Exercise aim |
Omit the pictures and print exactly the lines of the listing below, starting at the first and ending at the line containing "import plotly.graph_objects as go".

Raw data |
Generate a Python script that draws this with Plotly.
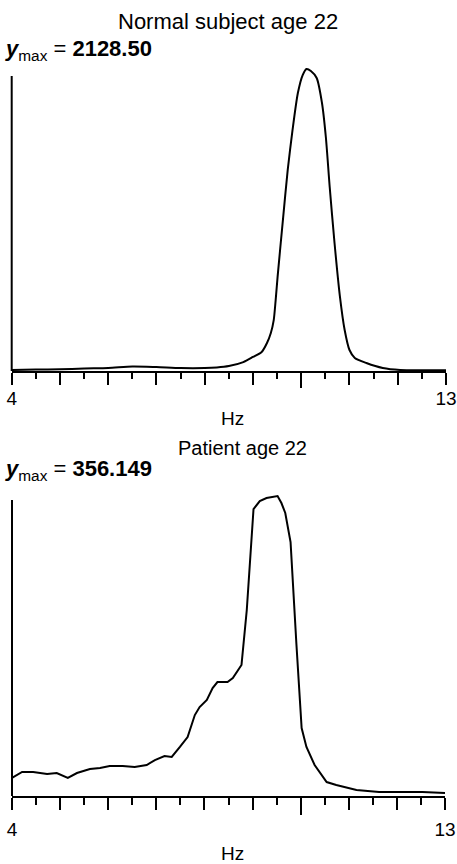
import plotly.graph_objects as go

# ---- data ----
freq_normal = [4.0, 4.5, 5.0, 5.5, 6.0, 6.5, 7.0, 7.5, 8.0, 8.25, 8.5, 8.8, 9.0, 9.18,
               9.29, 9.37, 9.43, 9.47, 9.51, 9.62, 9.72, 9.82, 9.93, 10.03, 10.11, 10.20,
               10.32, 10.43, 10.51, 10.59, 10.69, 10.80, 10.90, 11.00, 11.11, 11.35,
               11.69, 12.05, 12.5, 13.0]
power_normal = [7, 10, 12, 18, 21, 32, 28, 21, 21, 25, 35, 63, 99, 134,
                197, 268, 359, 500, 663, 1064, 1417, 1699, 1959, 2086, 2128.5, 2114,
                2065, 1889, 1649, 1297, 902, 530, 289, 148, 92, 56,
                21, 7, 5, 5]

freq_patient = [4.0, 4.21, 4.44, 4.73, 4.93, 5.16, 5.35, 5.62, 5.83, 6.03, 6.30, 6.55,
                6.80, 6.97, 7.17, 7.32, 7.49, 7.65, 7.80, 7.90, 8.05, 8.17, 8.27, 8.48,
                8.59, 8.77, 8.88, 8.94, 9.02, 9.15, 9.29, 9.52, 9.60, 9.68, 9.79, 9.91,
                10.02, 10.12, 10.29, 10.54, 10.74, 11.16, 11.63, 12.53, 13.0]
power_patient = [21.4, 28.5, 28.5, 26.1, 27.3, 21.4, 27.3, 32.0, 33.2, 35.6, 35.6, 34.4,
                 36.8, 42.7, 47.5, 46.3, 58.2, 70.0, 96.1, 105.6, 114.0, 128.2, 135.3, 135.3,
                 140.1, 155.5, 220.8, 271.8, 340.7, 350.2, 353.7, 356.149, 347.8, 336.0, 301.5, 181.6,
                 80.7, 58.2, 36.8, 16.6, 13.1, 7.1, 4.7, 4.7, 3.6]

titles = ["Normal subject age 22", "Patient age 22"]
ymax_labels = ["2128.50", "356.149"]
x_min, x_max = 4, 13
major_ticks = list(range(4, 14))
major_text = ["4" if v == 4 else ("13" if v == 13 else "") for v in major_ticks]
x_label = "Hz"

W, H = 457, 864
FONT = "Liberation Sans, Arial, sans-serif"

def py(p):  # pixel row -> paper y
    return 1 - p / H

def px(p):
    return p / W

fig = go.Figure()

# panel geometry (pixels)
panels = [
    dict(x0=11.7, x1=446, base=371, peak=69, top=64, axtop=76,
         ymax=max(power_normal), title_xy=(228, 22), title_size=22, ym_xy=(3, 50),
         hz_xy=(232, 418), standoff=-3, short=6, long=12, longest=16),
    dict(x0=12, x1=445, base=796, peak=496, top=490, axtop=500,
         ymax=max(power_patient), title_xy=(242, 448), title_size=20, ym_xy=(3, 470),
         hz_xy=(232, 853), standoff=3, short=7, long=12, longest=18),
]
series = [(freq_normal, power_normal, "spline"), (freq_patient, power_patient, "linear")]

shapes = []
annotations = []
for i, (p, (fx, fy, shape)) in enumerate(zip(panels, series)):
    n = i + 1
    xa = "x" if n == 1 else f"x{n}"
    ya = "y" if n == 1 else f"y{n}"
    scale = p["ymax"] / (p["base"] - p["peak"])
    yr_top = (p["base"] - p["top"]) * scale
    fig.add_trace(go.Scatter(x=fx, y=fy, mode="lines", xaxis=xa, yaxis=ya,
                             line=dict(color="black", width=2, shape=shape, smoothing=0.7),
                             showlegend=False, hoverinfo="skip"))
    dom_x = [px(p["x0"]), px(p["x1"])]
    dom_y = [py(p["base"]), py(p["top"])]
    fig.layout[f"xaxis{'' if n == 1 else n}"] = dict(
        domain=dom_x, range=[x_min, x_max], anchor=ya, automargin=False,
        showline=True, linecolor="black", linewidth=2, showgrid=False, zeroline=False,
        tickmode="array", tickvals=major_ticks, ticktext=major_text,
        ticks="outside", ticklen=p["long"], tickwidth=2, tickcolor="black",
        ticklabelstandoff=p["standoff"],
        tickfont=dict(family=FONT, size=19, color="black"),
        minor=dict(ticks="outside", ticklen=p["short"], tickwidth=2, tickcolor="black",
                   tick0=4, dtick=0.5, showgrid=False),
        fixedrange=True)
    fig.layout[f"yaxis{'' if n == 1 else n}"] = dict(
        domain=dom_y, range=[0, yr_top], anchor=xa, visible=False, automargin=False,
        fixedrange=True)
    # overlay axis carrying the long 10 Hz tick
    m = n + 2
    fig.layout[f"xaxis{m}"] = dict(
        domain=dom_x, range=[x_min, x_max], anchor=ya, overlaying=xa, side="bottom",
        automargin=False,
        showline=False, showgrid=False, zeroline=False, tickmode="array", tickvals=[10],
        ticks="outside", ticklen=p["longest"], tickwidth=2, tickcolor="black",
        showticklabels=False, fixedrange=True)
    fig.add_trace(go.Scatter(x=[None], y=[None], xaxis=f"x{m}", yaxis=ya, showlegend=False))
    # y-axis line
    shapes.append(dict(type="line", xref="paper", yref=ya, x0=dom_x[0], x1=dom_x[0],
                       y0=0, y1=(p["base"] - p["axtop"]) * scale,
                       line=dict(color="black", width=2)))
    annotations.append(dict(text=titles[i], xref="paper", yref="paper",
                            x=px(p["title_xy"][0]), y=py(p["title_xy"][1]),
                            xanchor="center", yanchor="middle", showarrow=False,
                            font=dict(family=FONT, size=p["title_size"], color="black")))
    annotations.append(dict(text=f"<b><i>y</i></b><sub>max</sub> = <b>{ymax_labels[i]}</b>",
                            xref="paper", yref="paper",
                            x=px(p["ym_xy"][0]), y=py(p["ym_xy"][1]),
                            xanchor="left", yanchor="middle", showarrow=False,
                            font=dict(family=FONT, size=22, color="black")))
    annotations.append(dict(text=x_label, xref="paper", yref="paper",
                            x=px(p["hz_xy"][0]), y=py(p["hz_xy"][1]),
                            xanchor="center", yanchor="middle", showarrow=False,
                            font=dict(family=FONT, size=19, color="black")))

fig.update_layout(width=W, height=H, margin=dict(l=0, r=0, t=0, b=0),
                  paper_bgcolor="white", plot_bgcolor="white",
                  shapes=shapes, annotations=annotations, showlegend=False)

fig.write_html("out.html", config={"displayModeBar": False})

Task answer |
Generate a Python script that draws this with Plotly.
import plotly.graph_objects as go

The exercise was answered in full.